We are required to prove that two random variables $(X,Y)$ are independent if and only if $m_{X,Y}(t_1,t_2)=m_X(t_1)m_Y(t_2)$ where $m(\_)$ is the moment generating function.

Supposing $(X,Y)$ are independent and then proving $m_{X,Y}(t_1,t_2)=m_X(t_1)m_Y(t_2)$ is trivial since for two independent variables $X,Y$, $E(g_1(X)g_2(Y))=E(g_1(X))E(g_2(Y))$.

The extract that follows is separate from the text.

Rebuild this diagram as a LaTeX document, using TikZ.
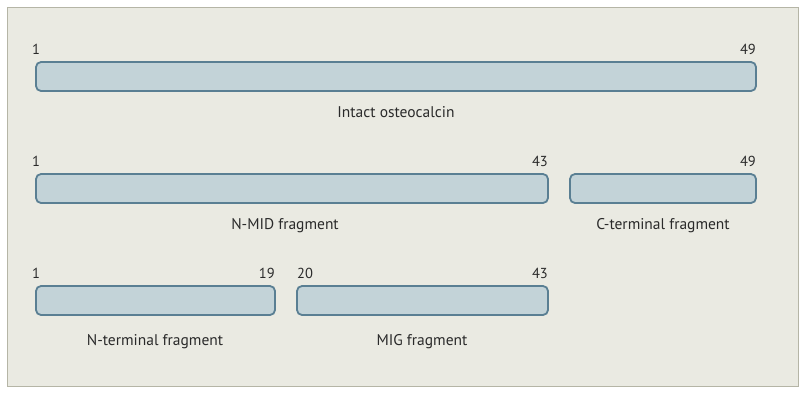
\documentclass[tikz,border=0pt]{standalone}
\usepackage{fontspec}
\setmainfont{PT Sans}
\definecolor{bg}{HTML}{EAEAE2}
\definecolor{frame}{HTML}{B5B5A6}
\definecolor{barfill}{HTML}{C3D3D8}
\definecolor{barline}{HTML}{5A7F93}
\definecolor{txt}{HTML}{2A2A2A}
\tikzset{
  bar/.style={draw=barline, fill=barfill, line width=1.8pt, rounded corners=5pt},
  num/.style={font=\fontsize{14.5}{16}\selectfont, text=txt, inner sep=0pt},
  lbl/.style={font=\fontsize{15.5}{18}\selectfont, text=txt, inner sep=0pt},
}
\begin{document}
\begin{tikzpicture}[x=1pt,y=-1pt]
\useasboundingbox (0,0) rectangle (806,394);
\fill[white] (0,0) rectangle (806,394);
\draw[fill=bg, draw=frame, line width=1.5pt] (7.5,7.5) rectangle (798.5,386.5);
% row 1
\draw[bar] (36,62) rectangle (756,91);
\node[num, anchor=base west] (n1a) at (32,54) {1};
\node[num, anchor=base east] (n1b) at (756,54) {49};
\node[lbl, anchor=base] (t1) at (396,117.5) {Intact osteocalcin};
% row 2
\draw[bar] (36,174) rectangle (548,203);
\draw[bar] (570,174) rectangle (756,203);
\node[num, anchor=base west] (n2a) at (32,166) {1};
\node[num, anchor=base east] (n2b) at (548,166) {43};
\node[num, anchor=base east] (n2c) at (756,166) {49};
\node[lbl, anchor=base] (t2) at (285,229.5) {N-MID fragment};
\node[lbl, anchor=base] (t3) at (663,229.5) {C-terminal fragment};
% row 3
\draw[bar] (36,286) rectangle (275,315);
\draw[bar] (297,286) rectangle (548,315);
\node[num, anchor=base west] (n3a) at (32,278) {1};
\node[num, anchor=base east] (n3b) at (275,278) {19};
\node[num, anchor=base west] (n3c) at (297,278) {20};
\node[num, anchor=base east] (n3d) at (548,278) {43};
\node[lbl, anchor=base] (t4) at (155,345.5) {N-terminal fragment};
\node[lbl, anchor=base] (t5) at (422,345.5) {MIG fragment};
\end{tikzpicture}
\end{document}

Now conversely, we say, $m_{X,Y}(t_1,t_2)=m_X(t_1)m_Y(t_2)$, i.e

$\int_{-\infty}^{\infty}\int_{-\infty}^{\infty}e^{t_1x+t_2y}f_{X,Y}(x,y)dydx=\int_{-\infty}^{\infty}e^{t_1x}f_X(x)dx\int_{-\infty}^{\infty}e^{t_2y}f_Y(y)dy$=$\int_{-\infty}^{\infty}\int_{-\infty}^{\infty}e^{t_1x+t_2y}f_X(x)f_Y(y)dydx$

Hence,

$\int_{-\infty}^{\infty}\int_{-\infty}^{\infty}e^{t_1x+t_2y}f_{X,Y}(x,y)dydx-\int_{-\infty}^{\infty}\int_{-\infty}^{\infty}e^{t_1x+t_2y}f_X(x)f_Y(y)dydx=0$

that is,

$\int_{-\infty}^{\infty}\int_{-\infty}^{\infty}e^{t_1x+t_2y}(f_{X,Y}(x,y)-f_X(x)f_Y(y))dy\:dx=0$

Now, if $(f_{X,Y}(x,y)-f_X(x)f_Y(y))\geq 0$ we have what we want, but I am not sure whether that is true in general, is it ?

Can anyone help ?

Answer 1

Consider a joint distribution $(\tilde{X}, \tilde{Y})$ where $\tilde{X}$ and $\tilde{Y}$ are independent, and the marginal distributions are the same as $X$ and $Y$ respectively. By the direction you have proved, $m_{\tilde{X}, \tilde{Y}}(t) = m_X(t) m_Y(t)$. Further, by the assumption $m_X(t) m_Y(t) = m_{X,Y}(t)$, we have $m_{\tilde{X},\tilde{Y}}(t) = m_{X,Y}(t)$. Finally, use the uniqueness of MGFs to conclude that $(\tilde{X},\tilde{Y})$ and $(X,Y)$ must have the same distribution, and thus $X$ and $Y$ are independent.